Renting, or Just a Smaller House?

Like home sales prices, apartment and house rental rates vary widely (in Chicago and Minneapolis, for example, two-bedroom apartments rent for about $2,300 a month on average; in Raleigh, N.C., it’s about $1,400; in Birmingham, about $1,100).

People who currently have a multi-floor, 3,500- to 4,000-square-foot house could find a dwelling about half that size and still live in an actual house, Siuty says—by seeking out a single-story ranch home, for example.

Or, you might rent a home in a warm-weather location, such as Arizona or Florida, to ride out the winter. That kind of setup “gives you the kind of lifestyle where you can get away for the winter, but still have manageable expenses, without committing” to a home purchase, Siuty says.

Staying Put

Moving isn’t desirable or feasible for everyone, and many people in their 50s and older prefer to “age in place,” according to AARP.

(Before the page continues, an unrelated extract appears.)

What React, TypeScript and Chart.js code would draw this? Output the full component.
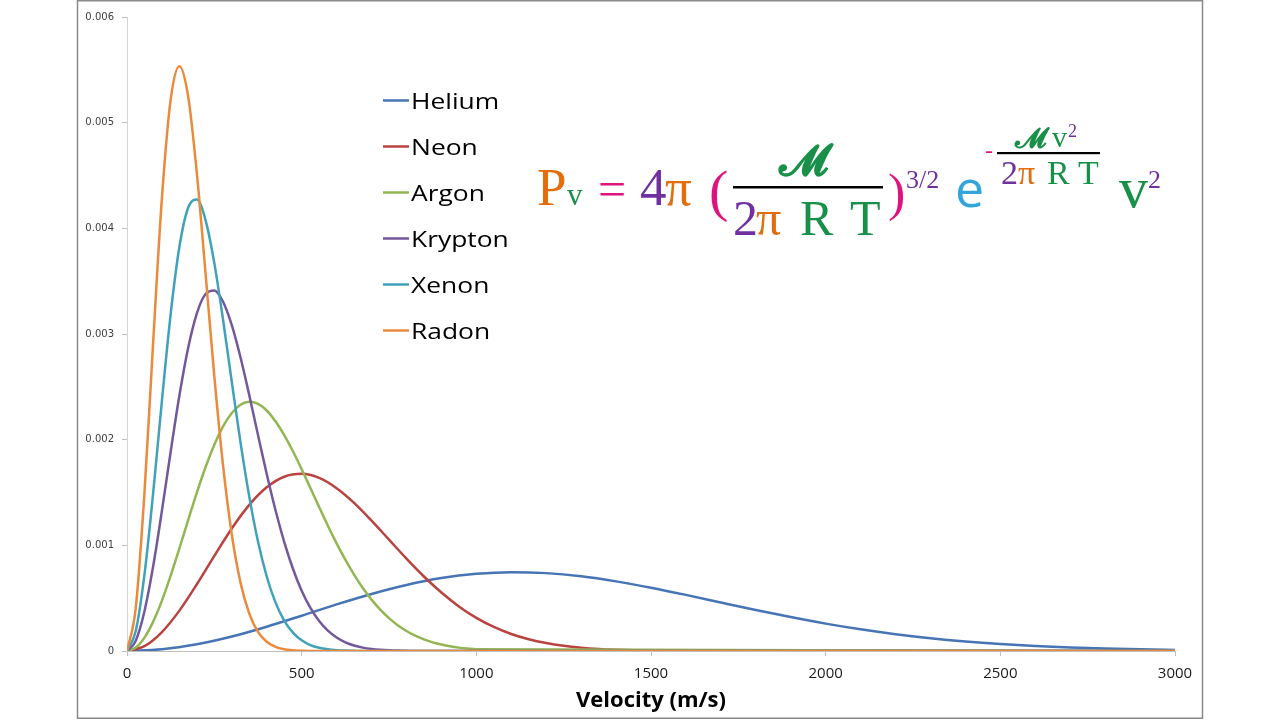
import { useEffect, useRef } from 'react';
import { Chart, registerables } from 'chart.js';

Chart.register(...registerables);

// ---- data ----
const gasNames = ['Helium', 'Neon', 'Argon', 'Krypton', 'Xenon', 'Radon'];
const gasColors = ['#4674B4', '#B8433F', '#93B653', '#73589C', '#40A2BA', '#E98A3C'];

const heliumVelocity = [0, 100, 200, 300, 400, 500, 600, 700, 800, 900, 1000, 1100, 1200, 1300, 1400, 1500,
  1600, 1700, 1800, 1900, 2000, 2100, 2200, 2300, 2400, 2500, 2600, 2700, 2800, 2900, 3000];
const heliumProb = [0, 0.0000162, 0.0000634, 0.000137, 0.00023, 0.000334, 0.000441, 0.00054, 0.000625, 0.00069,
  0.00073, 0.000746, 0.000737, 0.000707, 0.000659, 0.000599, 0.000531, 0.000459, 0.000388, 0.000321, 0.000259,
  0.000205, 0.000159, 0.000121, 0.0000902, 0.0000659, 0.0000472, 0.0000332, 0.0000229, 0.0000155, 0.0000103];

const neonVelocity = [0, 50, 100, 150, 200, 250, 300, 350, 400, 450, 500, 550, 600, 650, 700, 750, 800, 850, 900,
  950, 1000, 1050, 1100, 1150, 1200, 1250, 1300, 1350, 1400, 1450, 1500, 1550, 1600, 3000];
const neonProb = [0, 0.000046, 0.000179, 0.000382, 0.000632, 0.000901, 0.00116, 0.001383, 0.001549, 0.001649,
  0.001677, 0.001638, 0.001541, 0.001402, 0.001234, 0.001054, 0.000874, 0.000705, 0.000553, 0.000422, 0.000314,
  0.000228, 0.000161, 0.000111, 0.0000751, 0.0000495, 0.0000318, 0.0000199, 0.0000123, 0.0000074, 0.0000043,
  0.0000024, 0.0000014, 0];

const fineVelocity = [0, 25, 50, 75, 100, 125, 150, 175, 200, 225, 250, 275, 300, 325, 350, 375, 400, 425, 450,
  475, 500, 525, 550, 575, 600, 625, 650, 675, 700, 725, 750, 775, 800, 825, 850, 875, 900, 925, 950, 975, 1000, 3000];
const argonProb = [0, 0.0000322, 0.000127, 0.000278, 0.000477, 0.000713, 0.000971, 0.001238, 0.001499, 0.001741,
  0.001953, 0.002125, 0.002252, 0.00233, 0.002358, 0.002339, 0.002276, 0.002175, 0.002044, 0.00189, 0.00172,
  0.001542, 0.001362, 0.001186, 0.001019, 0.000864, 0.000723, 0.000596, 0.000486, 0.000391, 0.000311, 0.000244,
  0.000189, 0.000145, 0.00011, 0.0000821, 0.0000607, 0.0000443, 0.000032, 0.0000229, 0.0000162, 0];
const kryptonProb = [0, 0.0000973, 0.000377, 0.000804, 0.001328, 0.001886, 0.002418, 0.002868, 0.003196, 0.003378,
  0.003411, 0.003305, 0.003083, 0.002777, 0.002421, 0.002044, 0.001675, 0.001334, 0.001033, 0.000778, 0.00057,
  0.000407, 0.000283, 0.000192, 0.000127, 0.0000823, 0.0000519, 0.000032, 0.0000192, 0.0000113, 0.0000065,
  0.0000036, 0.000002, 0, 0, 0, 0, 0, 0, 0, 0, 0];
const xenonProb = [0, 0.00019, 0.000723, 0.001498, 0.00237, 0.003189, 0.003825, 0.004195, 0.004272, 0.004076,
  0.003671, 0.003134, 0.002546, 0.001972, 0.001461, 0.001036, 0.000705, 0.00046, 0.000288, 0.000174, 0.000101,
  0.0000561, 0.0000302, 0.0000156, 0.0000078, 0.0000037, 0.0000017, 0, 0, 0, 0, 0, 0, 0, 0, 0, 0, 0, 0, 0, 0, 0];
const radonProb = [0, 0.000406, 0.001496, 0.002929, 0.004288, 0.005218, 0.005535, 0.005251, 0.004521, 0.003568,
  0.002599, 0.001755, 0.001102, 0.000646, 0.000354, 0.000181, 0.0000873, 0.0000394, 0.0000167, 0.0000067,
  0.0000025, 0, 0, 0, 0, 0, 0, 0, 0, 0, 0, 0, 0, 0, 0, 0, 0, 0, 0, 0, 0, 0];

const xTickStep = 500;
const yTickStep = 0.001;
const xTitle = 'Velocity (m/s)';

const seriesVelocity = [heliumVelocity, neonVelocity, fineVelocity, fineVelocity, fineVelocity, fineVelocity];
const seriesProb = [heliumProb, neonProb, argonProb, kryptonProb, xenonProb, radonProb];

// formula colours
const C_OR = '#E46C0A';
const C_GR = '#18904A';
const C_PU = '#7030A0';
const C_MA = '#E0127E';
const C_CY = '#32A6DA';
const SERIF = '"Liberation Serif", "DejaVu Serif", serif';
const SCRIPT = '"DejaVu Serif", "DejaVu Sans", "Liberation Serif", serif';

type Piece = { t: string; x: number; y: number; s: number; c: string; f?: string; w?: string; st?: string };

const formulaPieces: Piece[] = [
  { t: 'P', x: 537, y: 205, s: 53, c: C_OR },
  { t: 'v', x: 567, y: 205, s: 31, c: C_GR },
  { t: '=', x: 598, y: 206, s: 50, c: C_MA },
  { t: '4', x: 640, y: 205, s: 53, c: C_PU },
  { t: 'π', x: 665, y: 205, s: 53, c: C_OR },
  { t: '(', x: 709, y: 210, s: 58, c: C_MA },
  { t: '𝓜', x: 779, y: 175, s: 44, c: C_GR, f: SCRIPT, w: 'bold' },
  { t: '2', x: 733, y: 235, s: 50, c: C_PU },
  { t: 'π', x: 756, y: 235, s: 50, c: C_OR },
  { t: 'R', x: 800, y: 235, s: 50, c: C_GR },
  { t: 'T', x: 850, y: 235, s: 50, c: C_GR },
  { t: ')', x: 888, y: 210, s: 52, c: C_MA },
  { t: '3/2', x: 906, y: 188, s: 26, c: C_PU },
  { t: 'e', x: 955, y: 207, s: 52, c: C_CY, f: '"Open Sans", sans-serif' },
  { t: '-', x: 985, y: 158, s: 24, c: C_MA },
  { t: '𝓜', x: 1015, y: 147, s: 28, c: C_GR, f: SCRIPT, w: 'bold' },
  { t: 'v', x: 1052, y: 147, s: 30, c: C_GR },
  { t: '2', x: 1068, y: 137, s: 18, c: C_PU },
  { t: '2', x: 1001, y: 184, s: 34, c: C_PU },
  { t: 'π', x: 1018, y: 184, s: 34, c: C_OR },
  { t: 'R', x: 1047, y: 184, s: 34, c: C_GR },
  { t: 'T', x: 1078, y: 184, s: 34, c: C_GR },
  { t: 'v', x: 1119, y: 207, s: 58, c: C_GR },
  { t: '2', x: 1148, y: 188, s: 26, c: C_PU },
];

const decorPlugin = {
  id: 'decor',
  beforeDraw(chart: any) {
    const ctx = chart.ctx as CanvasRenderingContext2D;
    ctx.save();
    ctx.fillStyle = '#ffffff';
    ctx.fillRect(0, 0, chart.width, chart.height);
    ctx.strokeStyle = '#8a8a8a';
    ctx.lineWidth = 1.5;
    ctx.strokeRect(77.5, 0.75, 1125, 717.5);
    ctx.restore();
  },
  afterDraw(chart: any) {
    const ctx = chart.ctx as CanvasRenderingContext2D;
    ctx.save();
    // legend
    chart.data.datasets.forEach((ds: any, i: number) => {
      const base = 109 + i * 46;
      ctx.strokeStyle = ds.borderColor;
      ctx.lineWidth = 2.5;
      ctx.beginPath();
      ctx.moveTo(383, base - 8.5);
      ctx.lineTo(409, base - 8.5);
      ctx.stroke();
      ctx.save();
      ctx.translate(411, base);
      ctx.scale(1.2, 1);
      ctx.fillStyle = '#000000';
      ctx.font = '22px "Open Sans", sans-serif';
      ctx.textBaseline = 'alphabetic';
      ctx.textAlign = 'left';
      ctx.fillText(ds.label, 0, 0);
      ctx.restore();
    });
    // formula
    ctx.textBaseline = 'alphabetic';
    ctx.textAlign = 'left';
    for (const p of formulaPieces) {
      ctx.fillStyle = p.c;
      ctx.font = `${p.st || 'normal'} ${p.w || 'normal'} ${p.s}px ${p.f || SERIF}`;
      ctx.fillText(p.t, p.x, p.y);
    }
    ctx.fillStyle = '#000000';
    ctx.fillRect(733, 186, 150, 2.5);
    ctx.fillRect(997, 152, 103, 2.2);
    ctx.restore();
  },
};

export default function App() {
  const ref = useRef<HTMLCanvasElement>(null);
  useEffect(() => {
    const datasets = gasNames.map((name, i) => ({
      label: name,
      data: seriesVelocity[i].map((v, j) => ({ x: v, y: seriesProb[i][j] })),
      borderColor: gasColors[i],
      backgroundColor: gasColors[i],
      borderWidth: 2.5,
      pointRadius: 0,
      fill: false,
      cubicInterpolationMode: 'monotone' as const,
      order: gasNames.length - 1 - i,
    }));
    const chart = new Chart(ref.current!, {
      type: 'line',
      data: { datasets },
      options: {
        animation: false,
        responsive: false,
        maintainAspectRatio: false,
        layout: { padding: { left: 78, right: 105, top: 17, bottom: 0 } },
        plugins: { legend: { display: false }, tooltip: { enabled: false } },
        scales: {
          x: {
            type: 'linear',
            min: 0,
            max: 3000,
            ticks: {
              stepSize: xTickStep,
              maxRotation: 0,
              padding: 9,
              color: '#1a1a1a',
              font: { family: '"Open Sans", sans-serif', size: 15 },
              callback: (v: any) => String(Number(v)),
            },
            grid: { drawOnChartArea: false, drawTicks: true, tickLength: 5, color: '#bfbfbf' },
            border: { display: true, color: '#bfbfbf', width: 1 },
            title: {
              display: true,
              text: xTitle,
              color: '#000000',
              font: { family: '"Open Sans", sans-serif', size: 22, weight: 'bold' },
              padding: { top: 0, bottom: 6 },
            },
            afterFit: (s: any) => { s.height = 69; },
          },
          y: {
            type: 'linear',
            min: 0,
            max: 0.006,
            ticks: {
              stepSize: yTickStep,
              padding: 8,
              color: '#404040',
              font: { family: '"DejaVu Sans", sans-serif', size: 10 },
              callback: (v: any) => (Number(v) === 0 ? '0' : Number(v).toFixed(3)),
            },
            grid: { drawOnChartArea: false, drawTicks: true, tickLength: 5, color: '#bfbfbf' },
            border: { display: true, color: '#d4d4d4', width: 1 },
            afterFit: (s: any) => { s.width = 49; },
          },
        },
      },
      plugins: [decorPlugin],
    } as any);
    return () => chart.destroy();
  }, []);
  return (
    <div style={{ position: 'fixed', left: 0, top: 0, width: 1280, height: 720, background: '#ffffff' }}>
      <canvas ref={ref} width={1280} height={720} style={{ display: 'block', width: 1280, height: 720 }} />
    </div>
  );
}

Nothing wrong with that at all. People often develop a comfort level and deep emotional attachments to a home in which they’ve lived for years. Plus, if the mortgage is paid off, that may leave only regular, recurring expenses, like utilities and property taxes.

“If that makes sense financially, and you don’t necessarily have to downsize, that’s a great situation,” Siuty says. But all this leads to another important question: what to do with all that “stuff”?

Enlist a Hired Hand?

Recent years have witnessed rapid growth in what might be deemed the “decluttering” industry – services that help older people move into smaller spaces, or stay where they are and whittle down their possessions.

Member companies in Hinsdale, Illinois–based National Association of Senior Move Managers reached 1,000 this year, compared to 50 a decade ago, according to Jennifer Pickett, the group’s associate executive director. These firms, among other services, help homeowners identify things that could be thrown out, donated, or kept. Rates average $40 to $80 an hour, and a little higher in big markets like Boston or New York, Pickett says.

She attributes her industry’s growth, in part, to an “IKEA/Target” generation—children of baby boomers with a less-is-more kind of mindset. “They’re more minimalists,” Pickett says. “They don’t have the same attachment to dining room sets and other big things like their parents did.”

Coming to Terms / Kids, Move It or Lose It

Downsizing often involves grappling with decades’ worth of memories—it’s hard. Also, there’s not always a market for many of the things you might consider valuable heirlooms.

Part of the battle is effective communication with children. In other words, understand that your kids may not want a lot of your old things, and vice versa.

“Our clients have inherited stuff from parents, they’ve absorbed a lot of that family history,” says Allison Pihl, a partner with Let’s Move LLC, a Fulton, Maryland–based downsizing and moving service. “One of the hardest things for people is recognizing that their kids don’t want a lot of their things, then turning to their kids and saying, ‘I can’t keep these. Either take this or I’m going to get rid of it.’”

Don’t let yourself become a storage facility. Pihl recommends giving children one month, or some other reasonable time frame, to come over and reclaim what they want. “Then, these things need to be out of here, or I’m going to box them up and donate them,” she adds.